Before Walker, C.J., Burgess, and Gaultney, JJ.

1. When filing an Anders brief, counsel concludes no arguable error exists that would support an appeal. See Anders v. California, 386 U.S. 738, 87 S. Ct. 1396, 18 L. Ed. 2d 493 (1967) and High v. State, 573 S.W.2d 807 (Tex. Crim. App. 1978).

2. A person commits an offense if he escapes from custody when he is either: (1) under arrest for, charged with, or convicted of an offense; or (2) in custody pursuant to a lawful order of a court. See Tex. Pen. Code Ann. 38.06(a).

3. At the hearing on Kiser's motion to suppress, Satterwhite testified that he was at the convenience store when a person came in and robbed the store. Satterwhite testified that he could identify Kiser at the hearing even if he had never seen the photo lineup. Satterwhite had "no doubt" that Kiser was the person with a gun who stood next to him [Satterwhite] in the store and who took Satterwhite's automobile. Satterwhite testified he was sure of his identification because he "had a long enough time to stand there and look at him. There was nothing covering his face. When you're thinking about what the person's next action is going to [be], you kind of study them pretty deep. You're looking at their face." Satterwhite testified that he did not think he would ever forget Kiser's face.

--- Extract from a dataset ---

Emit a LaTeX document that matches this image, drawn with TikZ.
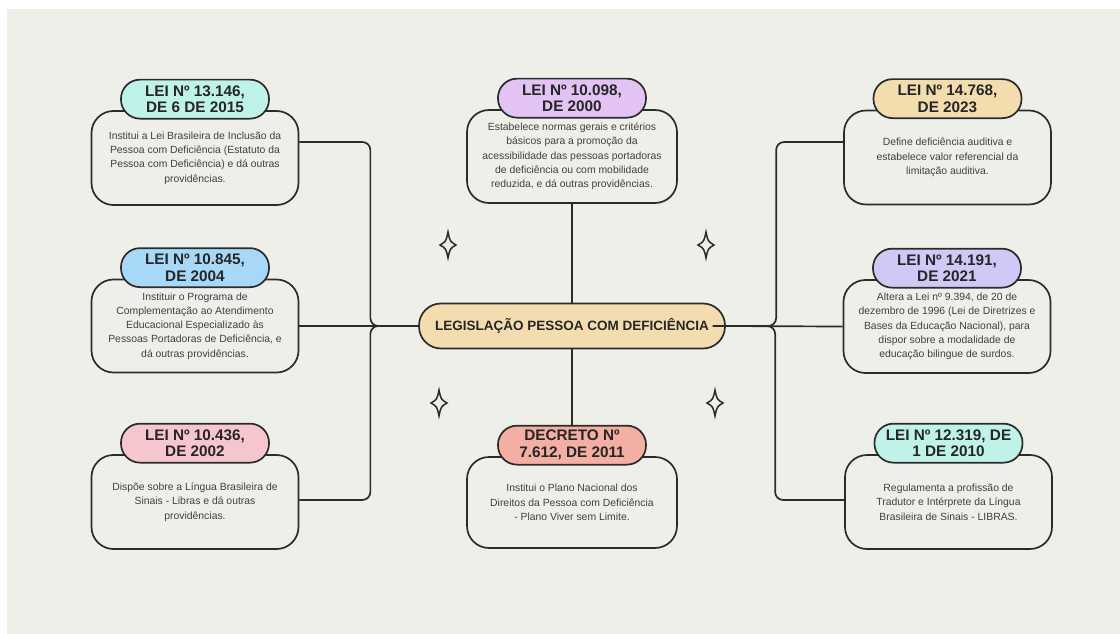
\documentclass[tikz,border=0pt]{standalone}
\usepackage{fontspec}
\setmainfont{Liberation Sans}
\usetikzlibrary{positioning}

\definecolor{panelbg}{HTML}{EFEFEA}
\definecolor{lineclr}{HTML}{2B2B2B}
\definecolor{bodytxt}{HTML}{3F3F3F}
\definecolor{mint}{HTML}{BFF3E9}
\definecolor{skyblue}{HTML}{A8D8F8}
\definecolor{rosepink}{HTML}{F6C6CE}
\definecolor{lilac}{HTML}{E3C3F4}
\definecolor{salmon}{HTML}{F4AFA4}
\definecolor{sand}{HTML}{F3DDAF}
\definecolor{lavender}{HTML}{D2C8F6}

\newcommand{\sparkleat}[1]{%
  \draw[sparkle,shift={#1}] (0,-13) .. controls (2,-3.5) .. (8,0)
    .. controls (2,3.5) .. (0,13) .. controls (-2,3.5) .. (-8,0)
    .. controls (-2,-3.5) .. (0,-13) -- cycle;}

\begin{document}
\begin{tikzpicture}[x=1pt,y=-1pt,
    bodybox/.style={draw=lineclr,line width=1.7pt,fill=panelbg,rounded corners=22pt,
      minimum width=207pt,minimum height=94pt,inner sep=0pt,align=center,
      text=bodytxt,font=\fontsize{10.4}{14.3}\selectfont},
    titlepill/.style={draw=lineclr,line width=1.7pt,rounded corners=19pt,
      minimum width=148pt,minimum height=39pt,inner sep=0pt,align=center,
      text=black!85,font=\fontsize{15.3}{16.8}\selectfont\bfseries},
    hubpill/.style={draw=lineclr,line width=1.7pt,fill=sand,rounded corners=22pt,
      minimum width=306pt,minimum height=45pt,inner sep=0pt,
      text=black!85,font=\fontsize{13.5}{15}\selectfont\bfseries},
    link/.style={draw=lineclr,line width=1.7pt,rounded corners=8pt},
    sparkle/.style={draw=lineclr,line width=1.5pt}]

  \useasboundingbox (0,0) rectangle (1120,634);
  \fill[white] (0,0) rectangle (1120,634);
  \fill[panelbg] (7,9) rectangle (1120,634);

  % law boxes
  \begin{scope}[every node/.style={bodybox}]
    \node (b1) at (195,158)   {Institui a Lei Brasileira de Inclusão da\\Pessoa com Deficiência (Estatuto da\\Pessoa com Deficiência) e dá outras\\providências.};
    \node (b2) at (195,326)   [minimum height=93pt] {Instituir o Programa de\\Complementação ao Atendimento\\Educacional Especializado às\\Pessoas Portadoras de Deficiência, e\\dá outras providências.};
    \node (b3) at (195,502)   {Dispõe sobre a Língua Brasileira de\\Sinais - Libras e dá outras\\providências.};
    \node (c1) at (572,156.5) [minimum width=210pt,minimum height=93pt] {Estabelece normas gerais e critérios\\básicos para a promoção da\\acessibilidade das pessoas portadoras\\de deficiência ou com mobilidade\\reduzida, e dá outras providências.};
    \node (c2) at (572,502.5) [minimum width=210pt,minimum height=91pt] {Institui o Plano Nacional dos\\Direitos da Pessoa com Deficiência\\- Plano Viver sem Limite.};
    \node (r1) at (947.5,157.5) {Define deficiência auditiva e\\estabelece valor referencial da\\limitação auditiva.};
    \node (r2) at (947,326.5) [minimum height=93pt] {Altera a Lei nº 9.394, de 20 de\\dezembro de 1996 (Lei de Diretrizes e\\Bases da Educação Nacional), para\\dispor sobre a modalidade de\\educação bilingue de surdos.};
    \node (r3) at (948.5,502) {Regulamenta a profissão de\\Tradutor e Intérprete da Língua\\Brasileira de Sinais - LIBRAS.};
  \end{scope}

  % title pills
  \begin{scope}[every node/.style={titlepill}]
    \node[fill=mint]     (t1) at ([yshift=11pt]b1.north) {LEI Nº 13.146,\\DE 6 DE 2015};
    \node[fill=skyblue]  (t2) at ([yshift=11pt]b2.north) {LEI Nº 10.845,\\DE 2004};
    \node[fill=rosepink] (t3) at ([yshift=11pt]b3.north) {LEI Nº 10.436,\\DE 2002};
    \node[fill=lilac]    (t4) at ([yshift=11pt]c1.north) {LEI Nº 10.098,\\DE 2000};
    \node[fill=salmon]   (t5) at ([yshift=11pt]c2.north) {DECRETO Nº\\7.612, DE 2011};
    \node[fill=sand]     (t6) at ([yshift=11pt]r1.north) {LEI Nº 14.768,\\DE 2023};
    \node[fill=lavender] (t7) at ([yshift=11pt]r2.north) {LEI Nº 14.191,\\DE 2021};
    \node[fill=mint]     (t8) at ([yshift=11pt]r3.north) {LEI Nº 12.319, DE\\1 DE 2010};
  \end{scope}

  \node[hubpill] (hub) at (572,326) {LEGISLAÇÃO PESSOA COM DEFICIÊNCIA};

  % connectors
  \draw[link] ([yshift=16pt]b1.east) -- ++(71,0) |- (hub.west);
  \draw[link] (b2.east) -- (hub.west);
  \draw[link] ([yshift=2pt]b3.east) -- ++(71,0) |- (hub.west);
  \draw[link] (c1.south) -- (hub.north);
  \draw[link] (hub.south) -- (t5.north);
  \draw[link] ([xshift=-13pt]hub.east) -- (r2.west);
  \draw[link] ([yshift=15.5pt]r1.west) -- ++(-67,0) |- ([xshift=-13pt]hub.east);
  \draw[link] ([yshift=2pt]r3.west) -- ++(-69,0) |- ([xshift=-13pt]hub.east);

  % sparkles
  \sparkleat{(448,245)}
  \sparkleat{(706,245)}
  \sparkleat{(439,403)}
  \sparkleat{(715,403)}

\end{tikzpicture}
\end{document}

4. In Neil v. Biggers, 409 U.S. 188, 199-200, 93 S. Ct. 375, 34 L. Ed. 2d 401 (1972), the United States Supreme Count enumerated several non-exclusive factors for determining whether a very substantial likelihood for irreparable misidentification has been created. These factors are: 1) the witness' opportunity to view the criminal at the time of the crime, 2) the witness' degree of attention, 3) the accuracy of the suspect's description, 4) the level of certainty at the time of confrontation, and 5) the time between the crime and confrontation.

5. In the first trial, Sammy Liles testified that Kiser bought beer that night before, and that a friend, Candy, had given Kiser a ride to the store.

6. We note that even if Kiser initiated the conversations, he could not be questioned or interrogated regarding the crimes he was to be retried for unless he knowingly and voluntarily waived his right to counsel, judged by the totality of the circumstances. See Janecka v. State, 739 S.W.2d 813, 828 (Tex. Crim. App. 1987)(citing Edwards v. Arizona, 451 U.S. 477, 101 S. Ct. 1880, 68 L. Ed. 2d 378 (1981), and Oregon v. Bradshaw, 462 U.S. 1039, 103 S. Ct. 2830, 77 L. Ed. 2d 405 (1983)).

7. Absent waiver of the right to counsel, an important Sixth Amendment safeguard is the "general prohibition of state initiated questioning of an accused who is represented by counsel during all critical stages of criminal proceedings once formal adversarial proceedings have begun, except where counsel is present or is informed of the interrogation." Frye, 897 S.W.2d at 327 (emphasis added).